The number of deaths in local jails as documented by Reuters, along with data collected by The Marshall Project and the New York Times on state and federal prisons, clearly illustrates that these various cages are concentration camps. People are dying premature and unnecessary deaths there, in disproportionate numbers for people of color and for people with various intersections based on nationality, gender, sexual orientation and disability.
These deaths, particularly in U.S. jails, are being undercounted for many reasons. Jail facilities transfer incarcerated workers to outside medical facilities before they die so their deaths won’t be counted as happening in custody. There are “compassionate releases” where folks who have been locked up and are terminally ill will die in their own communities rather than in the damning custody of municipal, county, state and federal agencies.
Data on deaths in local jails is also difficult to capture, due in part to the decentralization of incarceration within county and municipal structures. Jails are operated by county sheriff departments and other law enforcement agencies, such as city police departments.
People with longer sentences are generally transferred from local jails to prisons, which are complexes usually operated by state and federal agencies. Legislation relating to prisons is frequently put in place at both the state and federal level with the intent to suppress data and maintain secrecy – for a state that serves the ruling class rather than the workers who produce its great wealth.
Overall, data is made hard to collect on the number of deaths in jails – but also in im/migrant detention centers and prisons – to intentionally erase the criminalization of human beings from public life and public responsibility. This erasure happens to everyone’s detriment – except the rich.
An Oct. 16 article from Reuters reveals the suppression of data on jail deaths: “The Justice Department’s Bureau of Justice Statistics has collected inmate mortality data for two decades – but statistics for individual jails are withheld from the public, government officials and oversight agencies under a 1984 law limiting the release of BJS data. … Local policy makers can’t learn if their jails’ death rates are higher than those in similar communities… The Justice Department’s own lawyers, charged with taking legal action when corrections facilities violate constitutional standards, can’t readily identify jails where high death counts warrant federal investigation.”
How and why are people dying in jail?
A Reuters analysis of deaths in 523 jails across the U.S. between 2008 and 2019 found 7,571 reported deaths. Of the people who died in these cages, 4,998 – or about two thirds – were killed by conditions they were already suffering from before they were in custody or saw their day in court.
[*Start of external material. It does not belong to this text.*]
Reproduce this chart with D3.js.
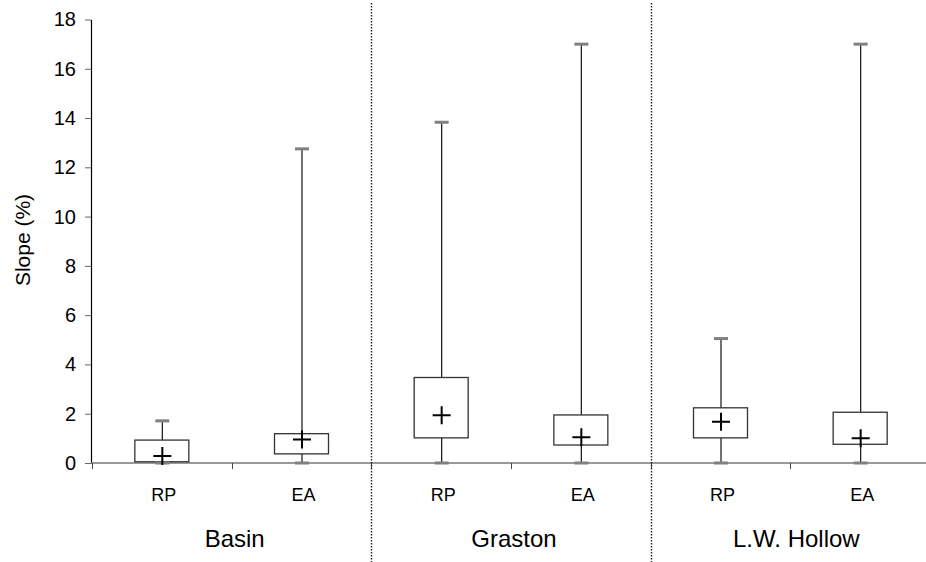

Of the total number of reported deaths, 2,000 were due to suicide. About 1,500 of those suicides were by people not yet convicted of anything. There are essentially no figures available on the number of deaths resulting from guard or police assault on incarcerated people within jail and prisons.
A myriad of deplorable factors continue to contribute to premature death imposed on already vulnerable people. Many jails are not responsible to any agency to maintain basic, safe standards for operation or healthcare. Mandatory bail requirements trap poorer people in pre-trial detention for long periods.
Since the end of the Reuters study, the death rate for incarcerated people due to drug and alcohol overdose has increased by 72%. This has occurred amid an opioid epidemic developed and exploited by a pharmaceutical industry determined to reap mega-profits and by complicit government entities.
Incarceration should not be a death sentence
Im/migrant detention centers, jails and prisons are consistently used as weapons against members of the working class and against oppressed people. Arrest and incarceration can be used against anyone at any time for the most arbitrary of reasons.
Threats of these cages can be invoked to bust up and contain revolutionary movements fighting for a world free of cages and borders – a world that will not produce violence in the name of profit for a ruling class that holds the keys to these cages.
Those of us on the outside will not allow the prison walls to divide us from our common interest in fighting together with incarcerated workers for a planet free of the organized violence of police and prisons, a world free of the willfully imposed poverty and everyday violence of capitalism.
Save their lives and free them all for public health! Provide released folks with housing, healthcare and a guaranteed income upon release! Attack the conditions that necessitate cages! Tear down the walls!